Not as what we would call a star, no. Unless there was a strange mutation. On some grays it may seem as if there are dark facial markings, but those are actually just dapples, and will fade over time.

Sorry. Not a great answer, but I've never heard of anything like it, and I'm not entirely sure why it couldn't happen (I'll look into it, though), but am sure I've never heard of it. Again, I apologize. :-(


----------



## equiniphile (Aug 16, 2009)

A facial marking is always a white marking, unless it's roaning (which is very rare to be on the face) or a pinto marking, where the horse has a mulit-colored face, but that is not considered a star.


----------



## Poseidon (Oct 1, 2010)

If you wanted a black "star", you could always just get some horse paint and just dab it on their forehead.:lol: 

But it's not genetically possible.


----------



## butterflysparkles (Mar 12, 2011)

Ha Ha!


----------



## smrobs (Jul 30, 2008)

I have to disagree with some folks. It is _possible_ but exceptionally rare and it isn't something that you can breed for or plan for. It is like having a horse with a grease spot, it just happens with absolutely no genetic reasoning behind it. 

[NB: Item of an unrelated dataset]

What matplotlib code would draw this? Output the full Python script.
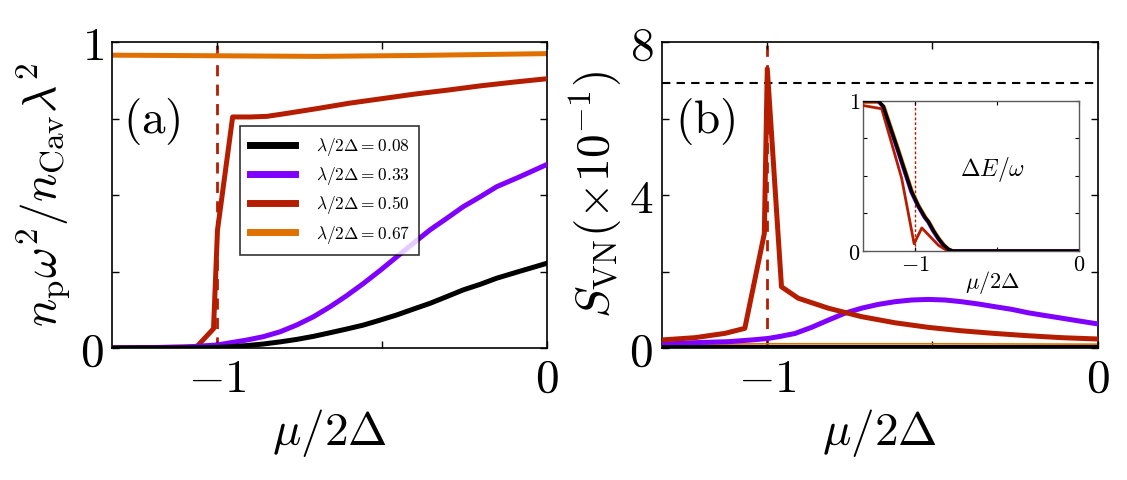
import matplotlib
matplotlib.use("Agg")
import matplotlib.pyplot as plt

plt.rcParams['mathtext.fontset'] = 'cm'
plt.rcParams['font.family'] = ['DejaVu Serif']

# ---------------- data ----------------
labels = [r'$\lambda/2\Delta=0.08$', r'$\lambda/2\Delta=0.33$',
          r'$\lambda/2\Delta=0.50$', r'$\lambda/2\Delta=0.67$']
colors = ['#000000', '#8000ff', '#b51d00', '#e07000']

# panel (a): n_p w^2 / n_Cav lambda^2
a_black_x = [-1.32, -1.1, -1.0, -0.962, -0.911, -0.861, -0.81, -0.76, -0.709, -0.658, -0.608,
             -0.557, -0.507, -0.456, -0.406, -0.355, -0.304, -0.254, -0.203, -0.153, -0.082, 0.0]
a_black_y = [0.0, 0.0, 0.002, 0.004, 0.008, 0.013, 0.020, 0.028, 0.038, 0.050, 0.062,
             0.075, 0.091, 0.108, 0.127, 0.146, 0.168, 0.190, 0.208, 0.228, 0.251, 0.277]
a_purple_x = [-1.32, -1.1, -1.0, -0.962, -0.911, -0.861, -0.81, -0.76, -0.709, -0.658, -0.608,
              -0.557, -0.507, -0.456, -0.406, -0.355, -0.304, -0.254, -0.203, -0.153, -0.082, 0.0]
a_purple_y = [0.0, 0.003, 0.01, 0.017, 0.026, 0.037, 0.053, 0.075, 0.102, 0.135, 0.171,
              0.211, 0.253, 0.298, 0.342, 0.386, 0.424, 0.462, 0.494, 0.527, 0.560, 0.600]
a_red_x = [-1.32, -1.2, -1.063, -1.012, -1.0, -0.954, -0.9, -0.85, -0.8, -0.7, -0.6, -0.5, -0.4, -0.3, -0.2, -0.1, 0.0]
a_red_y = [0.0, 0.001, 0.004, 0.063, 0.385, 0.755, 0.755, 0.757, 0.765, 0.782, 0.80, 0.815, 0.83, 0.843, 0.857, 0.869, 0.88]
a_orange_x = [-1.32, -1.0, -0.7, -0.4, 0.0]
a_orange_y = [0.957, 0.955, 0.953, 0.956, 0.962]

# panel (b): S_VN (x10^-1)
b_black_x = [-1.32, 0.0]
b_black_y = [0.03, 0.03]
b_orange_x = [-1.32, -1.0, -0.5, 0.0]
b_orange_y = [0.09, 0.11, 0.11, 0.10]
b_purple_x = [-1.32, -1.219, -1.118, -1.048, -0.997, -0.957, -0.916, -0.866, -0.815, -0.765, -0.715,
              -0.664, -0.614, -0.563, -0.513, -0.462, -0.412, -0.361, -0.311, -0.26, -0.21,
              -0.16, -0.109, -0.059, 0.0]
b_purple_y = [0.10, 0.14, 0.165, 0.21, 0.25, 0.31, 0.38, 0.54, 0.73, 0.91, 1.04,
              1.14, 1.21, 1.255, 1.27, 1.255, 1.21, 1.15, 1.08, 1.01, 0.92,
              0.85, 0.78, 0.71, 0.63]
b_red_x = [-1.32, -1.219, -1.128, -1.068, -1.009, -1.0, -0.957, -0.906, -0.815, -0.715, -0.614, -0.513, -0.412, -0.311, -0.21, -0.109, 0.0]
b_red_y = [0.21, 0.27, 0.383, 0.514, 2.99, 7.3, 1.60, 1.30, 1.04, 0.82, 0.66, 0.54, 0.45, 0.38, 0.32, 0.27, 0.235]
b_hline = 6.93

# inset: Delta E / omega
i_black_x = [-1.32, -1.224, -1.194, -1.108, -1.021, -0.98, -0.94, -0.918, -0.888, -0.857, -0.826, -0.796, -0.77, 0.0]
i_black_y = [1.0, 1.0, 0.962, 0.684, 0.394, 0.30, 0.225, 0.194, 0.135, 0.083, 0.04, 0.011, 0.0, 0.0]
i_purple_x = [-1.32, -1.228, -1.198, -1.112, -1.025, -0.984, -0.944, -0.922, -0.892, -0.861, -0.83, -0.80, -0.774, 0.0]
i_purple_y = [1.0, 1.0, 0.962, 0.684, 0.394, 0.30, 0.225, 0.194, 0.135, 0.083, 0.04, 0.011, 0.0, 0.0]
i_orange_x = [-1.32, -1.22, -1.19, -1.104, -1.017, -0.976, -0.936, -0.914, -0.884, -0.853, -0.822, -0.792, -0.766, 0.0]
i_orange_y = [0.99, 0.99, 0.962, 0.684, 0.394, 0.30, 0.225, 0.194, 0.135, 0.083, 0.04, 0.011, 0.0, 0.0]
i_red_x = [-1.32, -1.204, -1.082, -1.006, -0.959, -0.857, -0.80, 0.0]
i_red_y = [0.969, 0.947, 0.484, 0.049, 0.154, 0.038, 0.0, 0.0]

xlim = (-1.32, 0.0)
red_dash = '#b51d00'

# ---------------- figure ----------------
fig = plt.figure(figsize=(11.27, 4.8), dpi=100)
axa = fig.add_axes([0.0994, 0.275, 0.386, 0.6375])
axb = fig.add_axes([0.587, 0.275, 0.387, 0.6375])
axi = fig.add_axes([0.7655, 0.477, 0.1917, 0.313])

lw = 3.6
big = 34

def style(ax, fs, length, pad):
    ax.tick_params(direction='in', top=True, right=True, length=length,
                   width=1, labelsize=fs, pad=pad)
    for s in ax.spines.values():
        s.set_linewidth(1.2)

# panel (a)
axa.axvline(-1.0, color=red_dash, ls=(0, (4, 3)), lw=2, zorder=1)
axa.plot(a_black_x, a_black_y, color=colors[0], lw=lw, label=labels[0], zorder=5)
axa.plot(a_purple_x, a_purple_y, color=colors[1], lw=lw, label=labels[1], zorder=4)
axa.plot(a_red_x, a_red_y, color=colors[2], lw=lw, label=labels[2], zorder=3)
axa.plot(a_orange_x, a_orange_y, color=colors[3], lw=lw, label=labels[3], zorder=2)
axa.set_xlim(*xlim)
axa.set_ylim(0, 1)
axa.set_xticks([-1.0, -0.5, 0.0])
axa.set_xticklabels([r'$-1$', '', r'$0$'])
axa.set_yticks([0, 0.25, 0.5, 0.75, 1.0])
axa.set_yticklabels([r'$0$', '', '', '', r'$1$'])
style(axa, big, 5, 6)
axa.tick_params(axis='x', pad=6)
axa.set_xlabel(r'$\mu/2\Delta$', fontsize=big, labelpad=4)
axa.set_ylabel(r'$n_{\rm p}\omega^2/n_{\rm Cav}\lambda^2$', fontsize=big)
axa.yaxis.set_label_coords(-0.09, 0.5)
axa.text(0.025, 0.74, r'$\rm (a)$', transform=axa.transAxes, fontsize=big,
         va='center', ha='left')
leg = axa.legend(loc='upper left', bbox_to_anchor=(0.295, 0.725), fontsize=12.5,
                 frameon=True, fancybox=False, edgecolor='black', handlelength=2.6,
                 handletextpad=1.2, labelspacing=0.42, borderpad=0.55,
                 borderaxespad=0)
leg.get_frame().set_linewidth(1.2)
for h in leg.get_lines():
    h.set_linewidth(5)

# panel (b)
axb.axvline(-1.0, color=red_dash, ls=(0, (4, 3)), lw=2, zorder=1)
axb.axhline(b_hline, color='black', ls=(0, (4, 3)), lw=1.5, zorder=1)
axb.plot(b_orange_x, b_orange_y, color=colors[3], lw=1.2, zorder=2)
axb.plot(b_purple_x, b_purple_y, color=colors[1], lw=lw, zorder=3)
axb.plot(b_red_x, b_red_y, color=colors[2], lw=lw, zorder=4)
axb.plot(b_black_x, b_black_y, color=colors[0], lw=lw, zorder=5)
axb.set_xlim(*xlim)
axb.set_ylim(0, 8)
axb.set_xticks([-1.0, -0.5, 0.0])
axb.set_xticklabels([r'$-1$', '', r'$0$'])
axb.set_yticks([0, 2, 4, 6, 8])
axb.set_yticklabels([r'$0$', '', r'$4$', '', r'$8$'])
style(axb, big, 5, 6)
axb.tick_params(axis='x', pad=6)
axb.set_xlabel(r'$\mu/2\Delta$', fontsize=big, labelpad=4)
axb.set_ylabel(r'$S_{\rm VN}(\times 10^{-1})$', fontsize=big)
axb.yaxis.set_label_coords(-0.083, 0.5)
axb.text(0.03, 0.74, r'$\rm (b)$', transform=axb.transAxes, fontsize=big,
         va='center', ha='left')

# inset
axi.axvline(-1.0, color=red_dash, ls=(0, (2, 1.5)), lw=1, zorder=1)
axi.plot(i_orange_x, i_orange_y, color=colors[3], lw=2.5, zorder=2)
axi.plot(i_purple_x, i_purple_y, color=colors[1], lw=2.5, zorder=3)
axi.plot(i_red_x, i_red_y, color=colors[2], lw=2, zorder=4)
axi.plot(i_black_x, i_black_y, color=colors[0], lw=2.5, zorder=5)
axi.set_xlim(*xlim)
axi.set_ylim(0, 1)
axi.set_xticks([-1.0, -0.5, 0.0])
axi.set_xticklabels([r'$-1$', '', r'$0$'])
axi.set_yticks([0, 0.25, 0.5, 0.75, 1.0])
axi.set_yticklabels([r'$0$', '', '', '', r'$1$'])
axi.tick_params(direction='in', top=True, right=True, length=3, width=0.8,
                labelsize=16, pad=2)
for s in axi.spines.values():
    s.set_linewidth(1.0)
    s.set_color('0.35')
axi.set_xlabel(r'$\mu/2\Delta$', fontsize=16, labelpad=0)
axi.xaxis.set_label_coords(0.6, -0.12)
axi.xaxis.label.set_va('top')
axi.text(0.60, 0.54, r'$\Delta E/\omega$', transform=axi.transAxes, fontsize=17,
         ha='center', va='center')

fig.savefig('out.png', dpi=100)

Unfortunately, I have no pictures but my Dad told me about a horse he rode back in the late 60's that was chestnut and had a black blaze. I've never seen anything like it but I don't doubt that he's telling the truth.

It would be about like this palomino that seems to have all his sooty coloration concentrated in his mane. It's one of those things that is extremely surprising/shocking and highly unlikely to happen again anytime soon, if ever.


----------



## Chiilaa (Aug 12, 2010)

I was gonna say smrobs, there are things that can cause that but they are so random that the genetics of it are probably never going to be known. Sooty could, in theory, compact itself onto one location, such as in that palomino.

You could also, in theory, get a large bend-or that appears on the forehead. Chances again are really low, but it could happen.

Back on a different theory in this thread, you could try hair dye =P


----------



## Miss Meghana (Mar 21, 2011)

:lol: Genetics are so confusing, yet make so much sense.

"A good horse is never a bad color."
~Unknown


----------